Well that was the last battle ever fought in England. It was a rearguard action fought to cover the retreat of Bonny Prince Charlie after the 1745 rebellion, which he nearly won to regain the crown for the Stuart dynasty, before he was finally defeated at Culloden near Inverness.
Then we have the amazing story of Hugh Lowther 1857-1944 who unexpectedly (he was the younger brother) inherited the family title to become the 5th Earl of Lonsdale in 1882. He was known as the Yellow Earl for his penchant for the colour (not because of his penchant for flamboyant living!). Hugh was a founder and first President of the Automobile Association (AA) which adopted his yellow livery. He lived a life of ostentatious pleasure, lavish entertainment, legendary shooting parties and royal visitors, which included the German Kaiser in 1895 and again in 1902. The Kaiser was so impressed that he bestowed an honorary Title on Hugh Lowther, which is the German equivalent to ‘Master of the King’s Horse’. At the end of his tenure the family money was running dry and the roof of Lowther Castle coming off after the Second World War. A real Downton here in Penrith and with a better storyline than the real one!
With this astonishing history tell me, ‘how good are we at diverting a part of the river of money that goes past every day into Penrith into tourists who spend their money here? Like us we are sure you think we could do so much better. Look at the signs on the M6. Can you imagine an Italian town that doesn’t have a sign for ‘Centro Storico’? But here the signs just tell you how leave Penrith and visit lots of other places but our wonderful town. In the railway station shelves of leaflets; not a single one about the town of Penrith or what you can find here. Really awful signage…the one that takes the biscuit is the sign outside the Tourist Office itself that has no information whatsoever about the sites in our town. Penrith looks tired because of poor management and funding. It is a gem of a place and it deserves to shine.

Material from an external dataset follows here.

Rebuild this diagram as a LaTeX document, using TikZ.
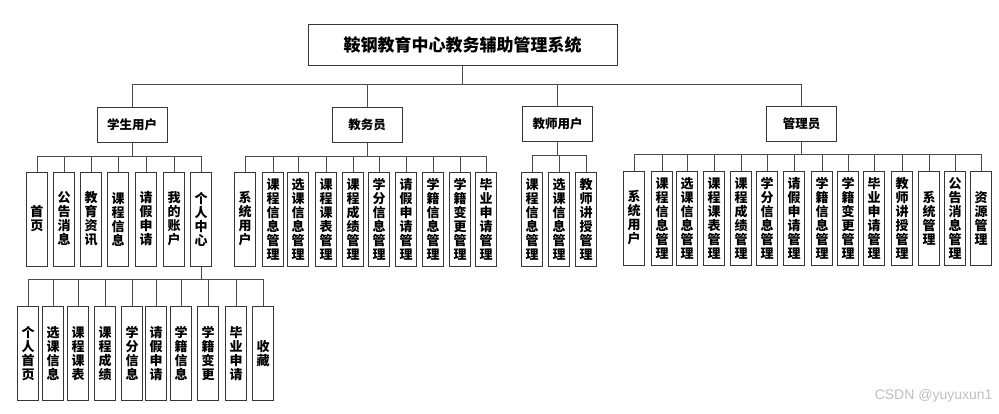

We need to sort some parking including park and ride facilities; the Local Plan has a good idea here for a multi storey carpark in Myers Lane but it doesn’t go far enough. We need to create easy access from this point over the railway and into the Town Centre. We need signed tourist walks, we need to produce leaflets, online guides and online walks, we need an online video like the one we made in under a week on the cheap for our campaign, we need to tell people where all the wonderful independent retailer’s shops are, where the best cafes and restaurants serving delicious local food are, and we need to use marketing nous to sell our town to people who are driving up to Scotland in their droves.

If we could get this right then we wouldn’t have empty shops in Penrith and we would have a ‘quality problem’ – a Penrith heaving with people like it used to. Perhaps then we could get a market back in Great Dockray and start to showcase the wonderful, fascinating alleyways of our beautiful market town.
Do we need a new town 2.5 miles away to do any of this?
Why haven’t we done it before? Well it’s the fault of our useless hopeless Tory Council.